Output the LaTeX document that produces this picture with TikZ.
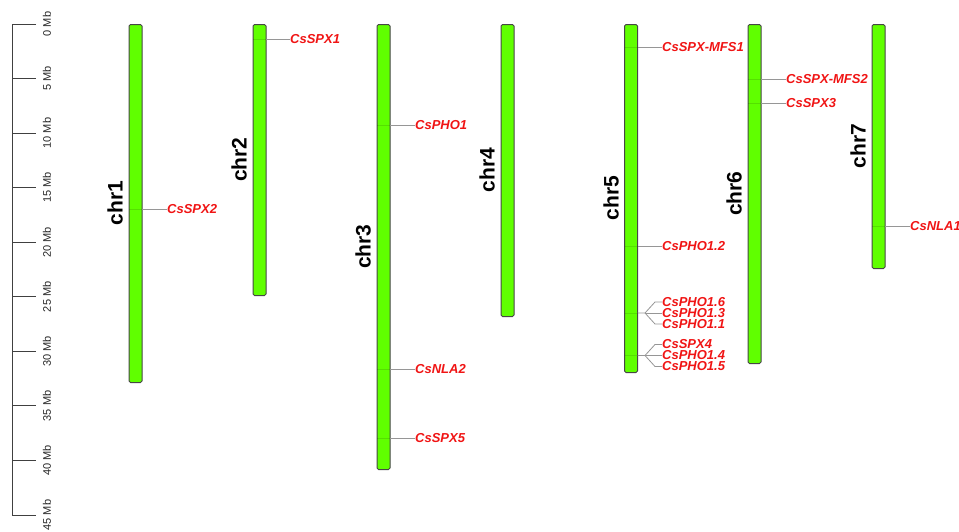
\documentclass[tikz,border=0pt]{standalone}
\usepackage{fontspec}
\setmainfont{Liberation Sans}
\definecolor{chrgreen}{RGB}{96,255,0}
\definecolor{chredge}{RGB}{70,70,70}
\definecolor{genered}{RGB}{240,20,20}
\definecolor{linkgray}{RGB}{150,150,150}
\tikzset{
  chrom/.style={draw=chredge, line width=1pt, fill=chrgreen, rounded corners=1.5pt,
    minimum width=13pt, inner sep=0pt, anchor=north},
  chrlabel/.style={rotate=90, anchor=south, inner sep=0pt, font=\bfseries\fontsize{21}{24}\selectfont},
  gene/.style={anchor=west, inner sep=0pt, text=genered, font=\bfseries\itshape\fontsize{13}{15}\selectfont},
  link/.style={draw=linkgray, line width=0.8pt},
  inlink/.style={draw=black, opacity=0.12, line width=0.8pt},
  scalelabel/.style={rotate=90, inner sep=0pt, text=black!85, font=\fontsize{11}{13}\selectfont},
  scaleline/.style={draw=black!75, line width=1pt}
}
\begin{document}
\begin{tikzpicture}[x=1pt,y=-1pt]
\useasboundingbox (0,0) rectangle (959,531);
% scale bar
\draw[scaleline] (36,24) -- (12,24) -- (12,515) -- (36,515);
\foreach \i in {1,...,8}{
  \draw[scaleline] (12,{24+\i*54.555}) -- (36,{24+\i*54.555});
}
\foreach \i in {0,...,9}{
  \pgfmathtruncatemacro{\mb}{5*\i}
  \node[scalelabel] (s\i) at (47,{24+\i*54.555}) {\mb\ Mb};
}
% chromosomes
\node[chrom, minimum height=358pt] (c1) at (135.5,24) {};
\node[chrom, minimum height=271pt] (c2) at (259.5,24) {};
\node[chrom, minimum height=445pt] (c3) at (383.5,24) {};
\node[chrom, minimum height=292pt] (c4) at (507.5,24) {};
\node[chrom, minimum height=348pt] (c5) at (631,24) {};
\node[chrom, minimum height=339pt] (c6) at (754.5,24) {};
\node[chrom, minimum height=244pt] (c7) at (878.5,24) {};
% chromosome labels
\node[chrlabel] (l1) at (123,203) {chr1};
\node[chrlabel] (l2) at (247,159.5) {chr2};
\node[chrlabel] (l3) at (371,246.5) {chr3};
\node[chrlabel] (l4) at (495,170) {chr4};
\node[chrlabel] (l5) at (619,198) {chr5};
\node[chrlabel] (l6) at (742,193.5) {chr6};
\node[chrlabel] (l7) at (866,146) {chr7};
% gene labels
\node[gene] (gSPX2) at (167,209) {CsSPX2};
\node[gene] (gSPX1) at (290,39) {CsSPX1};
\node[gene] (gPHO1) at (415,125) {CsPHO1};
\node[gene] (gNLA2) at (415,369) {CsNLA2};
\node[gene] (gSPX5) at (415,438) {CsSPX5};
\node[gene] (gMFS1) at (662,47) {CsSPX-MFS1};
\node[gene] (gPHO12) at (662,246) {CsPHO1.2};
\node[gene] (gPHO16) at (662,302) {CsPHO1.6};
\node[gene] (gPHO13) at (662,313) {CsPHO1.3};
\node[gene] (gPHO11) at (662,324) {CsPHO1.1};
\node[gene] (gSPX4) at (662,344.5) {CsSPX4};
\node[gene] (gPHO14) at (662,355.5) {CsPHO1.4};
\node[gene] (gPHO15) at (662,366.5) {CsPHO1.5};
\node[gene] (gMFS2) at (786,79) {CsSPX-MFS2};
\node[gene] (gSPX3) at (786,103) {CsSPX3};
\node[gene] (gNLA1) at (910,226) {CsNLA1};
% anchor points on chromosomes
\coordinate (a1) at (142,209);   \coordinate (b1) at (129,209);
\coordinate (a2) at (266,39);    \coordinate (b2) at (253,39);
\coordinate (a3) at (390,125);   \coordinate (b3) at (377,125);
\coordinate (a4) at (390,369);   \coordinate (b4) at (377,369);
\coordinate (a5) at (390,438);   \coordinate (b5) at (377,438);
\coordinate (a6) at (637.5,47);  \coordinate (b6) at (624.5,47);
\coordinate (a7) at (637.5,246); \coordinate (b7) at (624.5,246);
\coordinate (a8) at (637.5,313); \coordinate (b8) at (624.5,313);
\coordinate (a9) at (637.5,355.5); \coordinate (b9) at (624.5,355.5);
\coordinate (a10) at (761,79);   \coordinate (b10) at (748,79);
\coordinate (a11) at (761,103);  \coordinate (b11) at (748,103);
\coordinate (a12) at (885,226);  \coordinate (b12) at (872,226);
\coordinate (k8) at (645,313);
\coordinate (k9) at (645,355.5);
% faint marks inside chromosomes
\foreach \n in {1,...,12}{ \draw[inlink] (b\n) -- (a\n); }
% connectors
\draw[link] (a1) -- (gSPX2.west);
\draw[link] (a2) -- (gSPX1.west);
\draw[link] (a3) -- (gPHO1.west);
\draw[link] (a4) -- (gNLA2.west);
\draw[link] (a5) -- (gSPX5.west);
\draw[link] (a6) -- (gMFS1.west);
\draw[link] (a7) -- (gPHO12.west);
\draw[link] (a8) -- (k8) -- ([xshift=-7pt]gPHO16.west) -- (gPHO16.west);
\draw[link] (k8) -- (gPHO13.west);
\draw[link] (k8) -- ([xshift=-7pt]gPHO11.west) -- (gPHO11.west);
\draw[link] (a9) -- (k9) -- ([xshift=-7pt]gSPX4.west) -- (gSPX4.west);
\draw[link] (k9) -- (gPHO14.west);
\draw[link] (k9) -- ([xshift=-7pt]gPHO15.west) -- (gPHO15.west);
\draw[link] (a10) -- (gMFS2.west);
\draw[link] (a11) -- (gSPX3.west);
\draw[link] (a12) -- (gNLA1.west);
\end{tikzpicture}
\end{document}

- **What you are asked to do**
The listing above must be printed again exactly, minus its pictures.

- **Solution**
Output the LaTeX document that produces this picture with TikZ.
\documentclass[tikz,border=0pt]{standalone}
\usepackage{fontspec}
\setmainfont{Liberation Sans}
\definecolor{chrgreen}{RGB}{96,255,0}
\definecolor{chredge}{RGB}{70,70,70}
\definecolor{genered}{RGB}{240,20,20}
\definecolor{linkgray}{RGB}{150,150,150}
\tikzset{
  chrom/.style={draw=chredge, line width=1pt, fill=chrgreen, rounded corners=1.5pt,
    minimum width=13pt, inner sep=0pt, anchor=north},
  chrlabel/.style={rotate=90, anchor=south, inner sep=0pt, font=\bfseries\fontsize{21}{24}\selectfont},
  gene/.style={anchor=west, inner sep=0pt, text=genered, font=\bfseries\itshape\fontsize{13}{15}\selectfont},
  link/.style={draw=linkgray, line width=0.8pt},
  inlink/.style={draw=black, opacity=0.12, line width=0.8pt},
  scalelabel/.style={rotate=90, inner sep=0pt, text=black!85, font=\fontsize{11}{13}\selectfont},
  scaleline/.style={draw=black!75, line width=1pt}
}
\begin{document}
\begin{tikzpicture}[x=1pt,y=-1pt]
\useasboundingbox (0,0) rectangle (959,531);
% scale bar
\draw[scaleline] (36,24) -- (12,24) -- (12,515) -- (36,515);
\foreach \i in {1,...,8}{
  \draw[scaleline] (12,{24+\i*54.555}) -- (36,{24+\i*54.555});
}
\foreach \i in {0,...,9}{
  \pgfmathtruncatemacro{\mb}{5*\i}
  \node[scalelabel] (s\i) at (47,{24+\i*54.555}) {\mb\ Mb};
}
% chromosomes
\node[chrom, minimum height=358pt] (c1) at (135.5,24) {};
\node[chrom, minimum height=271pt] (c2) at (259.5,24) {};
\node[chrom, minimum height=445pt] (c3) at (383.5,24) {};
\node[chrom, minimum height=292pt] (c4) at (507.5,24) {};
\node[chrom, minimum height=348pt] (c5) at (631,24) {};
\node[chrom, minimum height=339pt] (c6) at (754.5,24) {};
\node[chrom, minimum height=244pt] (c7) at (878.5,24) {};
% chromosome labels
\node[chrlabel] (l1) at (123,203) {chr1};
\node[chrlabel] (l2) at (247,159.5) {chr2};
\node[chrlabel] (l3) at (371,246.5) {chr3};
\node[chrlabel] (l4) at (495,170) {chr4};
\node[chrlabel] (l5) at (619,198) {chr5};
\node[chrlabel] (l6) at (742,193.5) {chr6};
\node[chrlabel] (l7) at (866,146) {chr7};
% gene labels
\node[gene] (gSPX2) at (167,209) {CsSPX2};
\node[gene] (gSPX1) at (290,39) {CsSPX1};
\node[gene] (gPHO1) at (415,125) {CsPHO1};
\node[gene] (gNLA2) at (415,369) {CsNLA2};
\node[gene] (gSPX5) at (415,438) {CsSPX5};
\node[gene] (gMFS1) at (662,47) {CsSPX-MFS1};
\node[gene] (gPHO12) at (662,246) {CsPHO1.2};
\node[gene] (gPHO16) at (662,302) {CsPHO1.6};
\node[gene] (gPHO13) at (662,313) {CsPHO1.3};
\node[gene] (gPHO11) at (662,324) {CsPHO1.1};
\node[gene] (gSPX4) at (662,344.5) {CsSPX4};
\node[gene] (gPHO14) at (662,355.5) {CsPHO1.4};
\node[gene] (gPHO15) at (662,366.5) {CsPHO1.5};
\node[gene] (gMFS2) at (786,79) {CsSPX-MFS2};
\node[gene] (gSPX3) at (786,103) {CsSPX3};
\node[gene] (gNLA1) at (910,226) {CsNLA1};
% anchor points on chromosomes
\coordinate (a1) at (142,209);   \coordinate (b1) at (129,209);
\coordinate (a2) at (266,39);    \coordinate (b2) at (253,39);
\coordinate (a3) at (390,125);   \coordinate (b3) at (377,125);
\coordinate (a4) at (390,369);   \coordinate (b4) at (377,369);
\coordinate (a5) at (390,438);   \coordinate (b5) at (377,438);
\coordinate (a6) at (637.5,47);  \coordinate (b6) at (624.5,47);
\coordinate (a7) at (637.5,246); \coordinate (b7) at (624.5,246);
\coordinate (a8) at (637.5,313); \coordinate (b8) at (624.5,313);
\coordinate (a9) at (637.5,355.5); \coordinate (b9) at (624.5,355.5);
\coordinate (a10) at (761,79);   \coordinate (b10) at (748,79);
\coordinate (a11) at (761,103);  \coordinate (b11) at (748,103);
\coordinate (a12) at (885,226);  \coordinate (b12) at (872,226);
\coordinate (k8) at (645,313);
\coordinate (k9) at (645,355.5);
% faint marks inside chromosomes
\foreach \n in {1,...,12}{ \draw[inlink] (b\n) -- (a\n); }
% connectors
\draw[link] (a1) -- (gSPX2.west);
\draw[link] (a2) -- (gSPX1.west);
\draw[link] (a3) -- (gPHO1.west);
\draw[link] (a4) -- (gNLA2.west);
\draw[link] (a5) -- (gSPX5.west);
\draw[link] (a6) -- (gMFS1.west);
\draw[link] (a7) -- (gPHO12.west);
\draw[link] (a8) -- (k8) -- ([xshift=-7pt]gPHO16.west) -- (gPHO16.west);
\draw[link] (k8) -- (gPHO13.west);
\draw[link] (k8) -- ([xshift=-7pt]gPHO11.west) -- (gPHO11.west);
\draw[link] (a9) -- (k9) -- ([xshift=-7pt]gSPX4.west) -- (gSPX4.west);
\draw[link] (k9) -- (gPHO14.west);
\draw[link] (k9) -- ([xshift=-7pt]gPHO15.west) -- (gPHO15.west);
\draw[link] (a10) -- (gMFS2.west);
\draw[link] (a11) -- (gSPX3.west);
\draw[link] (a12) -- (gNLA1.west);
\end{tikzpicture}
\end{document}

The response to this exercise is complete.